*Objective*: Starting from the top of the material, restate each line exactly until the line that contains "(vl) at (932,217)", which is also copied. Pictures are excluded.

• • •

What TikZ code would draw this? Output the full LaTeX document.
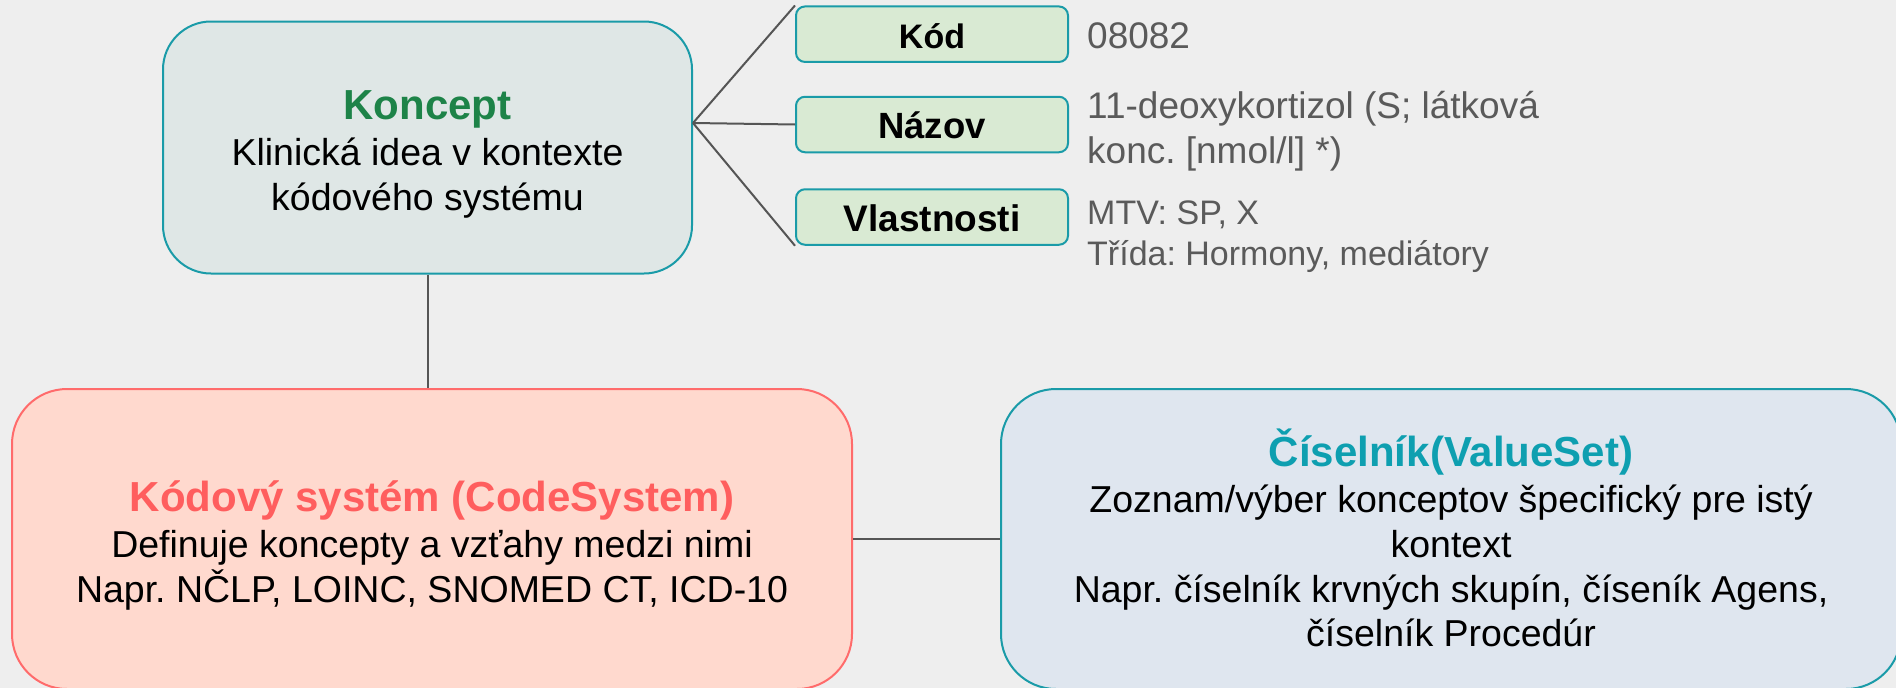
\documentclass[tikz,border=0pt]{standalone}
\usepackage{fontspec}
\setmainfont{Liberation Sans}
\frenchspacing
\definecolor{bgc}{HTML}{EEEEEE}
\definecolor{kfill}{HTML}{DFE7E6}
\definecolor{tealb}{HTML}{1A9BA8}
\definecolor{kgreen}{HTML}{1D8348}
\definecolor{sfill}{HTML}{D9EAD3}
\definecolor{csfill}{HTML}{FFD9CE}
\definecolor{csborder}{HTML}{FF6B6B}
\definecolor{cstitle}{HTML}{FF5E5E}
\definecolor{vsfill}{HTML}{DFE6EF}
\definecolor{vstitle}{HTML}{0E9FB0}
\definecolor{valgray}{HTML}{5A5A5A}
\definecolor{connc}{HTML}{555555}
\tikzset{
  bigbox/.style={draw, line width=2pt, rectangle, inner sep=0pt},
  smallbox/.style={draw=tealb, fill=sfill, line width=2pt, rectangle, rounded corners=9pt,
    minimum width=272pt, minimum height=55.5pt, text height=28pt, text depth=0pt,
    inner sep=0pt, font=\bfseries},
  titletext/.style={anchor=base, inner sep=0pt, font=\fontsize{42}{50}\selectfont\bfseries},
  bodytext/.style={anchor=base, inner sep=0pt, font=\fontsize{37.5}{45}\selectfont},
  valtext/.style={anchor=base west, inner sep=0pt, text=valgray, font=\fontsize{37}{44}\selectfont},
  valsmall/.style={anchor=base west, inner sep=0pt, text=valgray, font=\fontsize{34}{41}\selectfont},
  conn/.style={draw=connc, line width=2pt}
}
\begin{document}
\begin{tikzpicture}[x=1pt,y=-1pt]
\useasboundingbox (0,0) rectangle (1896,688);
\fill[bgc] (0,0) rectangle (1896,688);
\clip (0,0) rectangle (1896,688);

% main boxes
\node[bigbox, draw=tealb, fill=kfill, rounded corners=48pt, minimum width=529pt, minimum height=252pt] (koncept) at (427.5,147.5) {};
\node[bigbox, draw=csborder, fill=csfill, rounded corners=55pt, minimum width=840pt, minimum height=300pt] (cs) at (432,539) {};
\node[bigbox, draw=tealb, fill=vsfill, rounded corners=55pt, minimum width=900pt, minimum height=300pt] (vs) at (1451,539) {};

% small boxes
\node[smallbox] (kod) at (932,34.2) {\fontsize{34}{40}\selectfont Kód};
\node[smallbox] (nazov) at (932,124.5) {\fontsize{36.5}{44}\selectfont Názov};
\node[smallbox] (vl) at (932,217) {\fontsize{37}{44}\selectfont Vlastnosti};

% connectors
\coordinate (hub) at ([yshift=24.5pt]koncept.east);
\draw[conn] (hub) -- (kod.north west);
\draw[conn] (hub) -- (nazov.west);
\draw[conn] (hub) -- (vl.south west);
\draw[conn] (koncept.south) -- (koncept.south |- cs.north);
\draw[conn] (cs.east) -- (vs.west);

% Koncept texts
\node[titletext, text=kgreen] (kt) at (427.5,119) {Koncept};
\node[bodytext] (kb1) at (427.5,165.7) {Klinická idea v kontexte};
\node[bodytext] (kb2) at (427.5,210.7) {kódového systému};

% CodeSystem texts
\node[titletext, text=cstitle] (cst) at (432,511.7) {Kódový systém (CodeSystem)};
\node[bodytext] (csb1) at (432,557.7) {Definuje koncepty a vzťahy medzi nimi};
\node[bodytext] (csb2) at (432,602) {Napr. NČLP, LOINC, SNOMED CT, ICD-10};

% ValueSet texts
\node[titletext, text=vstitle] (vst) at (1451,466.7) {Číselník(ValueSet)};
\node[bodytext] (vsb1) at (1451,512.7) {Zoznam/výber konceptov špecifický pre istý};
\node[bodytext] (vsb2) at (1451,557.3) {kontext};
\node[bodytext] (vsb3) at (1451,602.3) {Napr. číselník krvných skupín, číseník Agens,};
\node[bodytext] (vsb4) at (1451,646.7) {číselník Procedúr};

% values
\node[valtext] (v1) at (1087,48.3) {08082};
\node[valtext] (v2a) at (1087,118.3) {11-deoxykortizol (S; látková};
\node[valtext] (v2b) at (1087,163.3) {konc. [nmol/l] *)};
\node[valsmall] (v3a) at (1087,224) {MTV: SP, X};
\node[valsmall] (v3b) at (1087,265) {Třída: Hormony, mediátory};
\end{tikzpicture}
\end{document}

• • •

*Written reply*:
What TikZ code would draw this? Output the full LaTeX document.
\documentclass[tikz,border=0pt]{standalone}
\usepackage{fontspec}
\setmainfont{Liberation Sans}
\frenchspacing
\definecolor{bgc}{HTML}{EEEEEE}
\definecolor{kfill}{HTML}{DFE7E6}
\definecolor{tealb}{HTML}{1A9BA8}
\definecolor{kgreen}{HTML}{1D8348}
\definecolor{sfill}{HTML}{D9EAD3}
\definecolor{csfill}{HTML}{FFD9CE}
\definecolor{csborder}{HTML}{FF6B6B}
\definecolor{cstitle}{HTML}{FF5E5E}
\definecolor{vsfill}{HTML}{DFE6EF}
\definecolor{vstitle}{HTML}{0E9FB0}
\definecolor{valgray}{HTML}{5A5A5A}
\definecolor{connc}{HTML}{555555}
\tikzset{
  bigbox/.style={draw, line width=2pt, rectangle, inner sep=0pt},
  smallbox/.style={draw=tealb, fill=sfill, line width=2pt, rectangle, rounded corners=9pt,
    minimum width=272pt, minimum height=55.5pt, text height=28pt, text depth=0pt,
    inner sep=0pt, font=\bfseries},
  titletext/.style={anchor=base, inner sep=0pt, font=\fontsize{42}{50}\selectfont\bfseries},
  bodytext/.style={anchor=base, inner sep=0pt, font=\fontsize{37.5}{45}\selectfont},
  valtext/.style={anchor=base west, inner sep=0pt, text=valgray, font=\fontsize{37}{44}\selectfont},
  valsmall/.style={anchor=base west, inner sep=0pt, text=valgray, font=\fontsize{34}{41}\selectfont},
  conn/.style={draw=connc, line width=2pt}
}
\begin{document}
\begin{tikzpicture}[x=1pt,y=-1pt]
\useasboundingbox (0,0) rectangle (1896,688);
\fill[bgc] (0,0) rectangle (1896,688);
\clip (0,0) rectangle (1896,688);

% main boxes
\node[bigbox, draw=tealb, fill=kfill, rounded corners=48pt, minimum width=529pt, minimum height=252pt] (koncept) at (427.5,147.5) {};
\node[bigbox, draw=csborder, fill=csfill, rounded corners=55pt, minimum width=840pt, minimum height=300pt] (cs) at (432,539) {};
\node[bigbox, draw=tealb, fill=vsfill, rounded corners=55pt, minimum width=900pt, minimum height=300pt] (vs) at (1451,539) {};

% small boxes
\node[smallbox] (kod) at (932,34.2) {\fontsize{34}{40}\selectfont Kód};
\node[smallbox] (nazov) at (932,124.5) {\fontsize{36.5}{44}\selectfont Názov};
\node[smallbox] (vl) at (932,217) {\fontsize{37}{44}\selectfont Vlastnosti};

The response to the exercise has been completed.